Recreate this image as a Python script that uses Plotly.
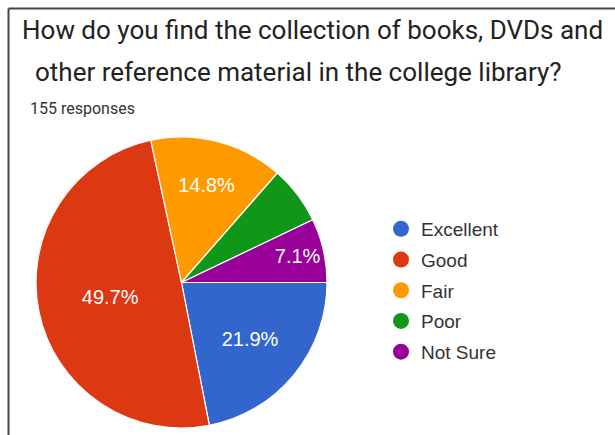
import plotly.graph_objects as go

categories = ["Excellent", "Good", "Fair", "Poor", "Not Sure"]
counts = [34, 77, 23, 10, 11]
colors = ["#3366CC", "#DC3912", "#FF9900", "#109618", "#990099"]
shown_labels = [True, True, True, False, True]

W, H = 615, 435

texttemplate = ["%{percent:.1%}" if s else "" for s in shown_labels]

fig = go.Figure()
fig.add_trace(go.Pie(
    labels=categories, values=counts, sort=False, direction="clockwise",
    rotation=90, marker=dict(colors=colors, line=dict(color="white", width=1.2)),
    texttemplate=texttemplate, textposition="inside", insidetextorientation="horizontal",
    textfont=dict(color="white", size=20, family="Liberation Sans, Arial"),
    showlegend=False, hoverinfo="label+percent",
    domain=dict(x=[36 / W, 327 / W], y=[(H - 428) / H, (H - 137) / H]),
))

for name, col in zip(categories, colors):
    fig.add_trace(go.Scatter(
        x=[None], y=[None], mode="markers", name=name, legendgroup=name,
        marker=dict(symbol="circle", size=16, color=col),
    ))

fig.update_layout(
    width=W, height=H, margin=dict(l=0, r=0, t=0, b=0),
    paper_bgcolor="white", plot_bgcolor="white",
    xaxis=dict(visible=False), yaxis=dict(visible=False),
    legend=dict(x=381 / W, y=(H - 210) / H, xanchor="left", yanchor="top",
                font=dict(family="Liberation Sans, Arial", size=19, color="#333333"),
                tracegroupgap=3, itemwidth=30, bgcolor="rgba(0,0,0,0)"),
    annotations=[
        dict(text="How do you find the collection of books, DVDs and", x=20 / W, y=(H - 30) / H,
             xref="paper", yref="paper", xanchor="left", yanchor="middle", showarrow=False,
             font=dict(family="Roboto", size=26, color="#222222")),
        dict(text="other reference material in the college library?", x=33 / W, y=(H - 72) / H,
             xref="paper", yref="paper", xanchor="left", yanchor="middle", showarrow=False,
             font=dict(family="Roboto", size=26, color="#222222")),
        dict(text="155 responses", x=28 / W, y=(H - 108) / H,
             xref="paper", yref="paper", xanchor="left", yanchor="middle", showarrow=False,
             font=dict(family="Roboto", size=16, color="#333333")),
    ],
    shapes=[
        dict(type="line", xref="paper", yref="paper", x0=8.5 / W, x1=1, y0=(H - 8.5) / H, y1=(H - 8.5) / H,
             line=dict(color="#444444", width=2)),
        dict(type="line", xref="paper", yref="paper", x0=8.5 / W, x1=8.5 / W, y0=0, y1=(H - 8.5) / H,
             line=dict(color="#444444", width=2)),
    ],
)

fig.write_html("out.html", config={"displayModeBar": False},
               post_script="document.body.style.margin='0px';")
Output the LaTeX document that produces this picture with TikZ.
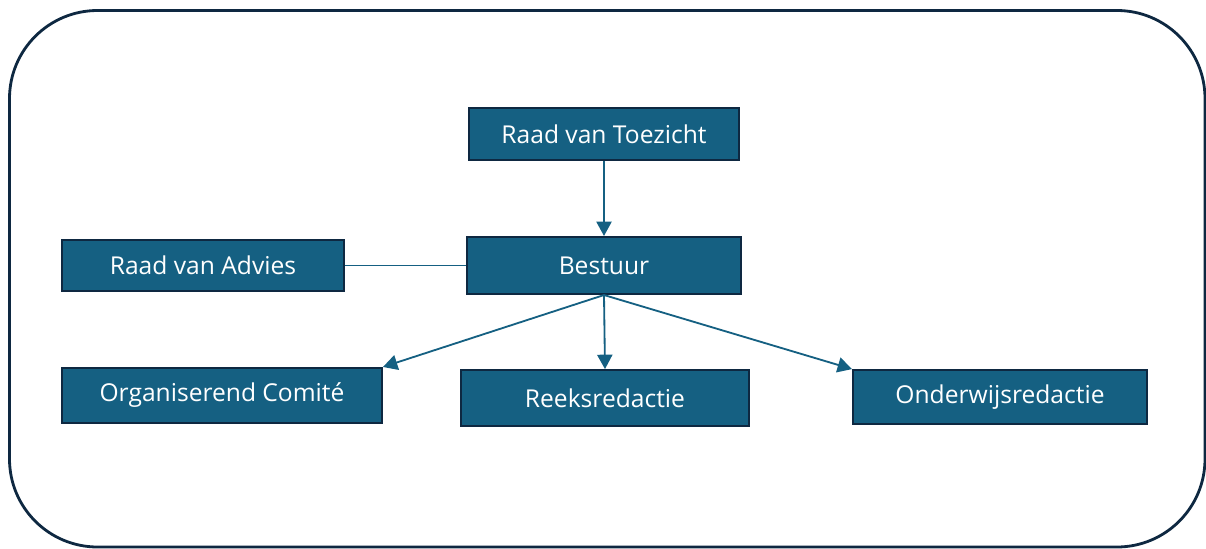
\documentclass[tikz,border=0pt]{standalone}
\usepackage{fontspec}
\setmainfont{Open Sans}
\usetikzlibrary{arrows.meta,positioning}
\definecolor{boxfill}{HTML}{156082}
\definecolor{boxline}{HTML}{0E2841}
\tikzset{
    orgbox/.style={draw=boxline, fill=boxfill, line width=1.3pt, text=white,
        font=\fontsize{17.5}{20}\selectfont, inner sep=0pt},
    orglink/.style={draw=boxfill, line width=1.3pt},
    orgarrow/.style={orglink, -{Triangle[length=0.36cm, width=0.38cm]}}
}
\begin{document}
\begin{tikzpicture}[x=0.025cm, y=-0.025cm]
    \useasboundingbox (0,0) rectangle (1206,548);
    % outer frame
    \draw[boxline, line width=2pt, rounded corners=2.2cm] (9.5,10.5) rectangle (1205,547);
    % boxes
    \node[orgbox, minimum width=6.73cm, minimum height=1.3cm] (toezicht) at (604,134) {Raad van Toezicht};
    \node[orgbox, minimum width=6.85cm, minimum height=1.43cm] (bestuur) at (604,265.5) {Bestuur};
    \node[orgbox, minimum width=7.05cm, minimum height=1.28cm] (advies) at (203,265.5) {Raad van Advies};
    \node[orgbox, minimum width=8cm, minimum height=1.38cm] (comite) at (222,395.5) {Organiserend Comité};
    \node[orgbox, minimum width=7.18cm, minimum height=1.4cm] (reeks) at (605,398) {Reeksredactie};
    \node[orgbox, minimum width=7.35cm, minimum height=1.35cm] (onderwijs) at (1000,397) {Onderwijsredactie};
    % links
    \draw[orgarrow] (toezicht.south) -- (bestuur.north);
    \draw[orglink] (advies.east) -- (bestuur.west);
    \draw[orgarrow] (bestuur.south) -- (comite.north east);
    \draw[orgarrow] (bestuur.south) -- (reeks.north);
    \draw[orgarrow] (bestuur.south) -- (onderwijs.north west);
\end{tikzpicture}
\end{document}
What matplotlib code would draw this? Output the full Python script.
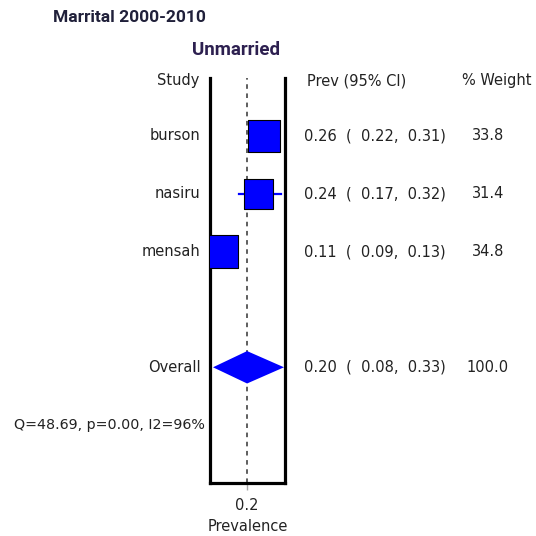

### Task instructions
Quote every line word for word and keep the images out of the copy.

### Answer to this exercise
Recreate this image as a Python script that uses Plotly.
import plotly.graph_objects as go

categories = ["Excellent", "Good", "Fair", "Poor", "Not Sure"]
counts = [34, 77, 23, 10, 11]
colors = ["#3366CC", "#DC3912", "#FF9900", "#109618", "#990099"]
shown_labels = [True, True, True, False, True]

W, H = 615, 435

texttemplate = ["%{percent:.1%}" if s else "" for s in shown_labels]

fig = go.Figure()
fig.add_trace(go.Pie(
    labels=categories, values=counts, sort=False, direction="clockwise",
    rotation=90, marker=dict(colors=colors, line=dict(color="white", width=1.2)),
    texttemplate=texttemplate, textposition="inside", insidetextorientation="horizontal",
    textfont=dict(color="white", size=20, family="Liberation Sans, Arial"),
    showlegend=False, hoverinfo="label+percent",
    domain=dict(x=[36 / W, 327 / W], y=[(H - 428) / H, (H - 137) / H]),
))

for name, col in zip(categories, colors):
    fig.add_trace(go.Scatter(
        x=[None], y=[None], mode="markers", name=name, legendgroup=name,
        marker=dict(symbol="circle", size=16, color=col),
    ))

fig.update_layout(
    width=W, height=H, margin=dict(l=0, r=0, t=0, b=0),
    paper_bgcolor="white", plot_bgcolor="white",
    xaxis=dict(visible=False), yaxis=dict(visible=False),
    legend=dict(x=381 / W, y=(H - 210) / H, xanchor="left", yanchor="top",
                font=dict(family="Liberation Sans, Arial", size=19, color="#333333"),
                tracegroupgap=3, itemwidth=30, bgcolor="rgba(0,0,0,0)"),
    annotations=[
        dict(text="How do you find the collection of books, DVDs and", x=20 / W, y=(H - 30) / H,
             xref="paper", yref="paper", xanchor="left", yanchor="middle", showarrow=False,
             font=dict(family="Roboto", size=26, color="#222222")),
        dict(text="other reference material in the college library?", x=33 / W, y=(H - 72) / H,
             xref="paper", yref="paper", xanchor="left", yanchor="middle", showarrow=False,
             font=dict(family="Roboto", size=26, color="#222222")),
        dict(text="155 responses", x=28 / W, y=(H - 108) / H,
             xref="paper", yref="paper", xanchor="left", yanchor="middle", showarrow=False,
             font=dict(family="Roboto", size=16, color="#333333")),
    ],
    shapes=[
        dict(type="line", xref="paper", yref="paper", x0=8.5 / W, x1=1, y0=(H - 8.5) / H, y1=(H - 8.5) / H,
             line=dict(color="#444444", width=2)),
        dict(type="line", xref="paper", yref="paper", x0=8.5 / W, x1=8.5 / W, y0=0, y1=(H - 8.5) / H,
             line=dict(color="#444444", width=2)),
    ],
)

fig.write_html("out.html", config={"displayModeBar": False},
               post_script="document.body.style.margin='0px';")
Output the LaTeX document that produces this picture with TikZ.
\documentclass[tikz,border=0pt]{standalone}
\usepackage{fontspec}
\setmainfont{Open Sans}
\usetikzlibrary{arrows.meta,positioning}
\definecolor{boxfill}{HTML}{156082}
\definecolor{boxline}{HTML}{0E2841}
\tikzset{
    orgbox/.style={draw=boxline, fill=boxfill, line width=1.3pt, text=white,
        font=\fontsize{17.5}{20}\selectfont, inner sep=0pt},
    orglink/.style={draw=boxfill, line width=1.3pt},
    orgarrow/.style={orglink, -{Triangle[length=0.36cm, width=0.38cm]}}
}
\begin{document}
\begin{tikzpicture}[x=0.025cm, y=-0.025cm]
    \useasboundingbox (0,0) rectangle (1206,548);
    % outer frame
    \draw[boxline, line width=2pt, rounded corners=2.2cm] (9.5,10.5) rectangle (1205,547);
    % boxes
    \node[orgbox, minimum width=6.73cm, minimum height=1.3cm] (toezicht) at (604,134) {Raad van Toezicht};
    \node[orgbox, minimum width=6.85cm, minimum height=1.43cm] (bestuur) at (604,265.5) {Bestuur};
    \node[orgbox, minimum width=7.05cm, minimum height=1.28cm] (advies) at (203,265.5) {Raad van Advies};
    \node[orgbox, minimum width=8cm, minimum height=1.38cm] (comite) at (222,395.5) {Organiserend Comité};
    \node[orgbox, minimum width=7.18cm, minimum height=1.4cm] (reeks) at (605,398) {Reeksredactie};
    \node[orgbox, minimum width=7.35cm, minimum height=1.35cm] (onderwijs) at (1000,397) {Onderwijsredactie};
    % links
    \draw[orgarrow] (toezicht.south) -- (bestuur.north);
    \draw[orglink] (advies.east) -- (bestuur.west);
    \draw[orgarrow] (bestuur.south) -- (comite.north east);
    \draw[orgarrow] (bestuur.south) -- (reeks.north);
    \draw[orgarrow] (bestuur.south) -- (onderwijs.north west);
\end{tikzpicture}
\end{document}
What matplotlib code would draw this? Output the full Python script.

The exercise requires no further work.